-------- SOURCE DATA --------
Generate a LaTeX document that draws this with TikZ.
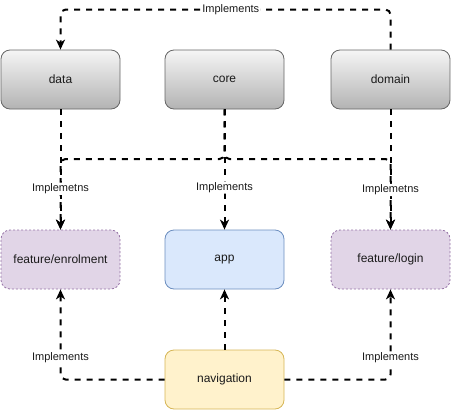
--------
-------- SOURCE DATA --------
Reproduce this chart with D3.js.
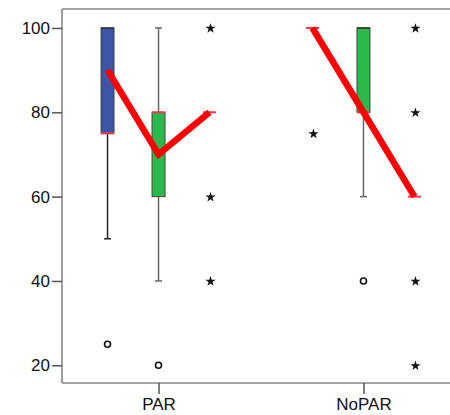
--------
-------- SOURCE DATA --------
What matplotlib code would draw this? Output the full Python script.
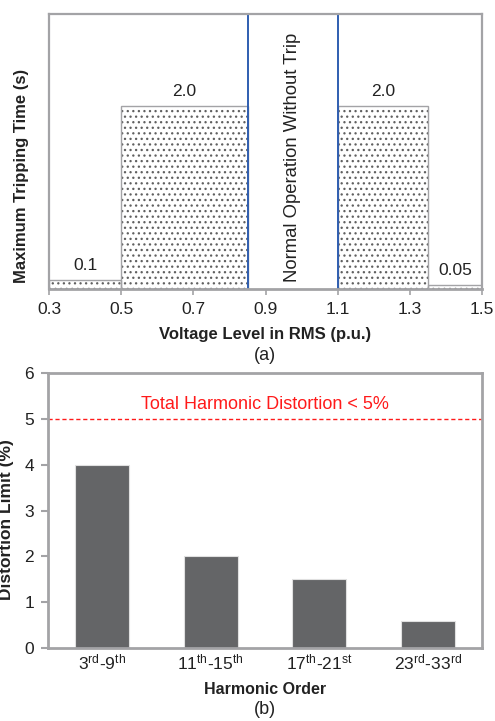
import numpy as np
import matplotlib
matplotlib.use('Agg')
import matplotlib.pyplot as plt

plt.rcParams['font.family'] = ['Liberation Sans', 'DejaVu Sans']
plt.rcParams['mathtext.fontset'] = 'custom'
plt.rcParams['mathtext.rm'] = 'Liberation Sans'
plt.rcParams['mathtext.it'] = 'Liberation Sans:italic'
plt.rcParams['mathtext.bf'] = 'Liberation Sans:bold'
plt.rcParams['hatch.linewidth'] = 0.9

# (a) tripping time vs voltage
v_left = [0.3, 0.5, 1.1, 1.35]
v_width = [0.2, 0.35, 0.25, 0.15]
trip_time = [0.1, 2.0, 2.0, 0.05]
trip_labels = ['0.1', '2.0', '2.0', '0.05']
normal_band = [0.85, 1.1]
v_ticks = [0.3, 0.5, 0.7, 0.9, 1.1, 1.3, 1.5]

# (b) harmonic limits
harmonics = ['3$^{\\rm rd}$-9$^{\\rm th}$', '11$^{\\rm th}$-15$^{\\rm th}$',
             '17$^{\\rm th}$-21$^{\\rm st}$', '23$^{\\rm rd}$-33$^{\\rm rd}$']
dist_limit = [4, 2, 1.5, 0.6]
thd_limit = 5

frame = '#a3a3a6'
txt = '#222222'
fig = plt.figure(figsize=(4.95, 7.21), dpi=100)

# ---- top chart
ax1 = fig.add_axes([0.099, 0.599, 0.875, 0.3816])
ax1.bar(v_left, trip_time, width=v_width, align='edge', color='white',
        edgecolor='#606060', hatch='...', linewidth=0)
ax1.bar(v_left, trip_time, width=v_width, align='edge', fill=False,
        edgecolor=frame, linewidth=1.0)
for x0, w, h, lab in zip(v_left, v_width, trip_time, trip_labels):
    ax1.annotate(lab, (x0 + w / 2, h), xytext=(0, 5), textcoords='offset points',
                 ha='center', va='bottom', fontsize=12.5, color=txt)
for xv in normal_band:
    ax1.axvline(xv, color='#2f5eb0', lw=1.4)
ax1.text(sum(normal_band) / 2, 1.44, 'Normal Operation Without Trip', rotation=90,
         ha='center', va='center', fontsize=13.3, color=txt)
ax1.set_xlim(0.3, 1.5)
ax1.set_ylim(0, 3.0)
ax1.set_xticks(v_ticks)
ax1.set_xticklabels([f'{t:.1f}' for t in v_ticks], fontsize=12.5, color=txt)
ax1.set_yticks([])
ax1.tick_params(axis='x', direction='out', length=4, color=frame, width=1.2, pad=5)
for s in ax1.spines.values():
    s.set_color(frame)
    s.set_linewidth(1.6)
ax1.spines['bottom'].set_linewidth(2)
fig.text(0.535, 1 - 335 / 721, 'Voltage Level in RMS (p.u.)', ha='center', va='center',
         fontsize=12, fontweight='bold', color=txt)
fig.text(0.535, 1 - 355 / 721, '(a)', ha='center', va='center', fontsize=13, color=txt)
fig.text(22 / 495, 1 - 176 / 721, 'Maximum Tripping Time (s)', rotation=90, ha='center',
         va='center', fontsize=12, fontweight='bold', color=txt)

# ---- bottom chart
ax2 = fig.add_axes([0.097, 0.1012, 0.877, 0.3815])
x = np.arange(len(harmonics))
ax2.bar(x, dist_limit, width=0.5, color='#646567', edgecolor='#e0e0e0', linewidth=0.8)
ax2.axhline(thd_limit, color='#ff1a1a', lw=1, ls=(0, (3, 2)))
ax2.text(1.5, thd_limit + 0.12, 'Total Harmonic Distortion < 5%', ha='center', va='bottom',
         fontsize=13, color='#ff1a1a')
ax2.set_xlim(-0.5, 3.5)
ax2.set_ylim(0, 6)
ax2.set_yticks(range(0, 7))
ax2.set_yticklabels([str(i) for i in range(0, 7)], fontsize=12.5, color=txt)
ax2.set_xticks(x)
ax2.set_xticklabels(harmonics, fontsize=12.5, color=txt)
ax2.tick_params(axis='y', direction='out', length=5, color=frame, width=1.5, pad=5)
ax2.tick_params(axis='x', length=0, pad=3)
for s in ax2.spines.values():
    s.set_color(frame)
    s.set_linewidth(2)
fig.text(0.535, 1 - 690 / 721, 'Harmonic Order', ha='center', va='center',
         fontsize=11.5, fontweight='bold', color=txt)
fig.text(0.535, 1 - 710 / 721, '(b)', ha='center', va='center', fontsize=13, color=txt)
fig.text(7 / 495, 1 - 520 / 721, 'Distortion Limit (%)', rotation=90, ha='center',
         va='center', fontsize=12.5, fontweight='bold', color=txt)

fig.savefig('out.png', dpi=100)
--------
SET PROBLEM: Give the number of lines in the material above that have the word "matplotlib" in them, and nothing more.

THE RESPONSE: 4